Obligate Schwarzmalereien. Lügen, die den Behauptungen der Blumenkinder
damals, es gebe bald keine Kriege mehr, nur freie Liebe, in überhaupt
nichts nachstehen.
Menschen sind nicht zu Marken geworden, die Bilder nicht zu Waren. Bilder
waren immer schon Marken, Menschen immer schon Waren. Unter der Oberfläche
ist alles viel komplexer, lebendiger und feinsinniger, als es die alte
Linke mit ihrem naiven Blick wahrnehmen will. Es wird weiter geliebt werden,
auch unter häßlichen Menschen (Bier kann da sehr viel erreichen).
Ich sehe auch tut mir leid nirgends Terroristen, die einfach
"um des Chaos willen" Bomben legen, nein, alle haben dieselben
schwachsinnigen Motive wie immer.
Phänomene kommen und sie gehen auch wieder, das Substantielle
bleibt fast unverändert.
Es gibt hierzulande zu wenige Autoren mit Surround-Horizont. Solche, die
sich nicht mit Phänomenen aufhalten, bzw. sich von ihnen täuschen
und becircen lassen, sondern von einem Punkt aus in alle Richtungen
zur Substanz vordringen, dem jenseits der Dekade Gültigen.
Es kommt dabei überhaupt nicht darauf an, etwas vorherzusagen. Das
ist egal, und höchstens einem selbst von Nutzen.
Vor dem Eintreffen ist das Vorhergesagte unbewiesen, hinterher ist es
deckungsgleich und fällt nicht auf.
Außerdem: Man kann mit etwas recht haben, am Wesentlichen jedoch
weit vorbeisegeln.
Ein Beispiel?

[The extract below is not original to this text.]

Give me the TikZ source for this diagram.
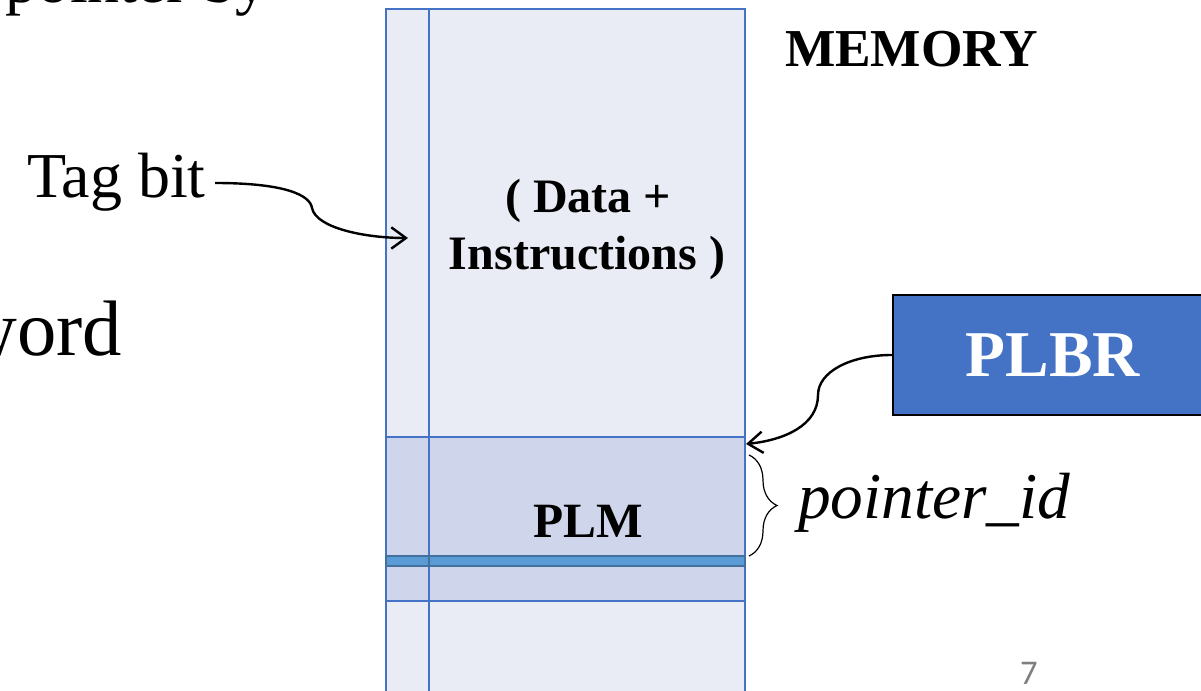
\documentclass[tikz,border=0pt]{standalone}
\usepackage{fontspec}
\setmainfont{Liberation Serif}
\newfontfamily\numfont{Carlito}
\usetikzlibrary{arrows.meta,decorations.pathreplacing}
\definecolor{memlight}{HTML}{E9EBF5}
\definecolor{memdark}{HTML}{CFD5EA}
\definecolor{memline}{HTML}{4472C4}
\definecolor{bandfill}{HTML}{5B9BD5}
\definecolor{bandline}{HTML}{41719C}
\definecolor{pagenum}{HTML}{7F7F7F}
\begin{document}
\begin{tikzpicture}[x=0.75pt,y=-0.75pt,
  txt/.style={inner sep=0pt,outer sep=0pt,text=black},
  gridline/.style={draw=memline,line width=1.9pt},
  pointer/.style={draw=black,line width=1.8pt,-{Straight Barb[length=11pt,width=16pt,line width=1.8pt]}}]
\useasboundingbox (0,0) rectangle (1201,691);

% memory column: background bands
\fill[memlight] (386,9) rectangle (745,700);
\fill[memdark] (386,437) rectangle (745,601);
% column outline, tag-bit column and word boundaries
\draw[gridline] (386,700) -- (386,9) -- (745,9) -- (745,700);
\draw[gridline] (429,9) -- (429,700);
\draw[gridline] (386,437) -- (745,437);
\draw[gridline] (386,601) -- (745,601);
% highlighted word inside the PLM
\draw[fill=bandfill,draw=bandline,line width=1.3pt] (386,556) rectangle (745,566);
\draw[draw=bandline,line width=1.3pt] (429,556) -- (429,566);

% labels
\node[txt,anchor=base west,font=\fontsize{48}{57}\selectfont] (ptrby) at (6,3) {pointer by};
\node[txt,anchor=base east,font=\fontsize{59}{70}\selectfont] (word) at (122,355) {word};
\node[txt,anchor=base west,font=\fontsize{48}{57}\selectfont] (tag) at (27,198) {Tag bit};
\node[txt,anchor=base west,font=\fontsize{40}{48}\selectfont\bfseries] (memory) at (785,67) {MEMORY};
\node[txt,anchor=base,font=\fontsize{36}{43}\selectfont\bfseries] (data1) at (588,213) {( Data +};
\node[txt,anchor=base,font=\fontsize{36}{43}\selectfont\bfseries] (data2) at (587,270) {Instructions )};
\node[txt,anchor=base,font=\fontsize{37}{44}\selectfont\bfseries] (plm) at (588,537) {PLM};
\node[txt,anchor=base west,font=\fontsize{49}{58}\selectfont\itshape] (pid) at (798,518) {pointer\_id};
\node[txt,anchor=base west,font=\numfont\fontsize{26}{31}\selectfont,text=pagenum] (pg) at (1020,684) {7};

% PLBR register
\node[draw=black,line width=1.5pt,fill=memline,text=white,
      minimum width=240pt,minimum height=90pt,inner sep=0pt,
      font=\fontsize{49}{59}\selectfont\bfseries] (plbr) at (1053,355) {PLBR};

% arrow targets
\coordinate (tagtip) at (408,238);
\coordinate (plmtop) at (746,444);
\coordinate (tagstart) at (215,183);

\draw[pointer] (tagstart) .. controls (285,183) and (310,195) .. (312,208)
  .. controls (316,228) and (365,238) .. (tagtip);
\draw[pointer] (plbr.west) .. controls (850,355) and (818,372) .. (818,395)
  .. controls (818,425) and (785,440) .. (plmtop);

% extent of one pointer_id
\draw[line width=0.9pt,decorate,decoration={brace,amplitude=21pt}]
  (749,455) coordinate (bt) -- (749,556) coordinate (bb);
\end{tikzpicture}
\end{document}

Gestern fiel mir das ein.
Vor etwa zehn, fünfzehn Jahren sagte ich zu Beatrice, daß ich
mir vorstellen könne, daß in naher Zukunft jeder Durchschnittsbürger
seine mobile, tragbare Telefonzelle mit sich trägt.
Ich stellte mir das damals als eine Art Fönhaube vor, die man sich
aufsetzen muß, um mit anderen Haubentauchern zu kommunizieren. Es
hilft nichts, wenn ich erwähne, daß ich mir diese Haube aus
leichtem Styropor vorstellte. Die Vorstellung bleibt lustig/peinlich
auch zwei Wörter, die jederzeit gegeneinander austauschbar sind.